The theatre of the Oval Office signing of Trump’s executive orders is designed to demonstrate that this President, unlike others, including Republicans, keeps faith with his base, which remains vital to his incumbency.

For it is a powerful illustration to recall that when Richard Nixon resigned the presidency in 1974 he argued that his base in congress had collapsed. It had, but Nixon had lost the country and powerful Republican senators, such as Barry Goldwater of Arizona, had abandoned him.

Trump is constructing a narrative that will permit him to contemplate his own version of Nixon’s “Saturday night massacre”, which involved firing Water­gate special prosecutor Archibald Cox while accepting the resignations of his attorney-general Elliot Richardson and his deputy, Bill Ruckelshaus. For many Americans this was the final straw but, given today’s loyalties, perhaps not for Trump.
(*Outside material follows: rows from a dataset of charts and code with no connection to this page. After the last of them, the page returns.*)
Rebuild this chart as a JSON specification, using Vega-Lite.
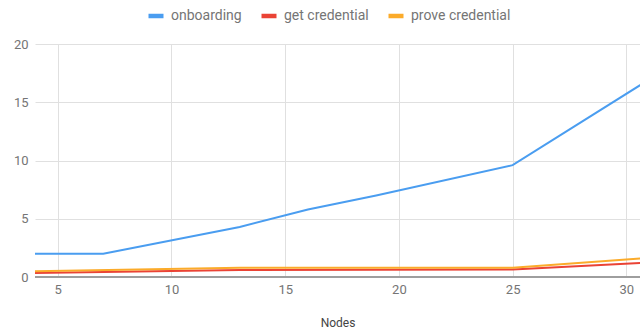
{
  "$schema": "https://vega.github.io/schema/vega-lite/v6.json",
  "autosize": {"type": "none"},
  "width": 605,
  "height": 233,
  "padding": {"left": 35, "top": 44, "right": 0, "bottom": 53},
  "background": "white",
  "config": {
    "view": {"stroke": null},
    "font": "Roboto",
    "axis": {"labelFont": "Roboto", "titleFont": "Roboto", "labelColor": "#757575", "labelFontSize": 13, "gridColor": "#e0e0e0", "gridWidth": 1}
  },
  "data": {
    "values": [
      {"nodes": 4, "series": "onboarding", "value": 2.0},
      {"nodes": 7, "series": "onboarding", "value": 2.0},
      {"nodes": 13, "series": "onboarding", "value": 4.3},
      {"nodes": 16, "series": "onboarding", "value": 5.8},
      {"nodes": 19, "series": "onboarding", "value": 7.0},
      {"nodes": 25, "series": "onboarding", "value": 9.6},
      {"nodes": 31, "series": "onboarding", "value": 16.95},
      {"nodes": 4, "series": "get credential", "value": 0.35},
      {"nodes": 13, "series": "get credential", "value": 0.6},
      {"nodes": 25, "series": "get credential", "value": 0.65},
      {"nodes": 31, "series": "get credential", "value": 1.25},
      {"nodes": 4, "series": "prove credential", "value": 0.5},
      {"nodes": 13, "series": "prove credential", "value": 0.8},
      {"nodes": 25, "series": "prove credential", "value": 0.8},
      {"nodes": 31, "series": "prove credential", "value": 1.65}
    ]
  },
  "layer": [
    {
      "mark": {"type": "rule", "color": "#9e9e9e", "strokeWidth": 2},
      "data": {"values": [{"y": 0}]},
      "encoding": {"y": {"field": "y", "type": "quantitative", "scale": {"domain": [0, 20]}}}
    },
    {
      "mark": {"type": "line", "strokeWidth": 2, "clip": true},
      "encoding": {
        "x": {
          "field": "nodes", "type": "quantitative",
          "scale": {"domain": [4, 30.6], "nice": false, "zero": false},
          "axis": {"values": [5, 10, 15, 20, 25, 30], "title": "Nodes", "titleColor": "#444444", "titleFontSize": 12, "titleFontWeight": "normal", "titlePadding": 21, "domain": false, "ticks": false, "labelPadding": 6, "grid": true}
        },
        "y": {
          "field": "value", "type": "quantitative",
          "scale": {"domain": [0, 20], "nice": false},
          "axis": {"values": [0, 5, 10, 15, 20], "title": null, "domain": false, "ticks": false, "labelPadding": 7, "grid": true}
        },
        "color": {
          "field": "series", "type": "nominal",
          "scale": {"domain": ["onboarding", "get credential", "prove credential"], "range": ["#4a9df0", "#ea4335", "#fbab2a"]},
          "sort": ["onboarding", "get credential", "prove credential"],
          "legend": {
            "title": null, "orient": "none", "direction": "horizontal",
            "legendX": 111, "legendY": -38,
            "symbolType": "stroke",
            "symbolSize": 225, "symbolStrokeWidth": 4.5,
            "labelFont": "Roboto", "labelFontSize": 14, "labelColor": "#757575",
            "labelOffset": 5, "columnPadding": 10
          }
        },
        "order": {"field": "nodes", "type": "quantitative"}
      }
    }
  ]
}
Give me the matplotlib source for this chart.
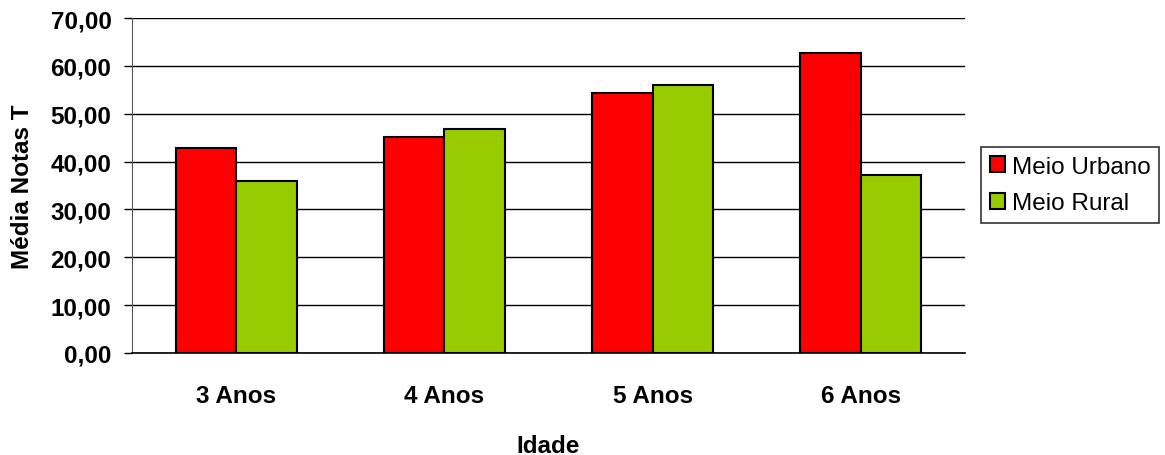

Trump’s narrative holds Robert Mueller’s probe of Russian intrusions in the 2016 election is a witch-hunt by Democrats, by a conflicted prosecutor and, quite extraordinarily, represents an obstacle to improved US-Russian relations.

As Mueller’s investigation draws closer to the Trump family, especially son Donald, the pressure to fire the special counsel will intensify. But to do so, in all probability Trump will need also to fire his Attorney-General Jeff Sessions and his deputy Rod Rosenstein, who indicted the 12 Russian intelligence officers over 2016 cyber intrusions.

Recently, at an Aspen security conference, Rosenstein delivered a defiant address on confronting malign foreign influences in US politics. This was as Trump was openly refusing to acknowledge the history of Russian interference. Rosenstein’s body language was unambiguous. Accord­ing to those who know him, Rosenstein’s respect is for the law and his loyalty is to the republic. Rosenstein may prove to be the Richardson of this administration.

Trump’s base, like that of ­McCarthy, will remain with him. Ultimately, though, ­McCarthy was overwhelmed by hard political realities that proved far more formidable than sentiment.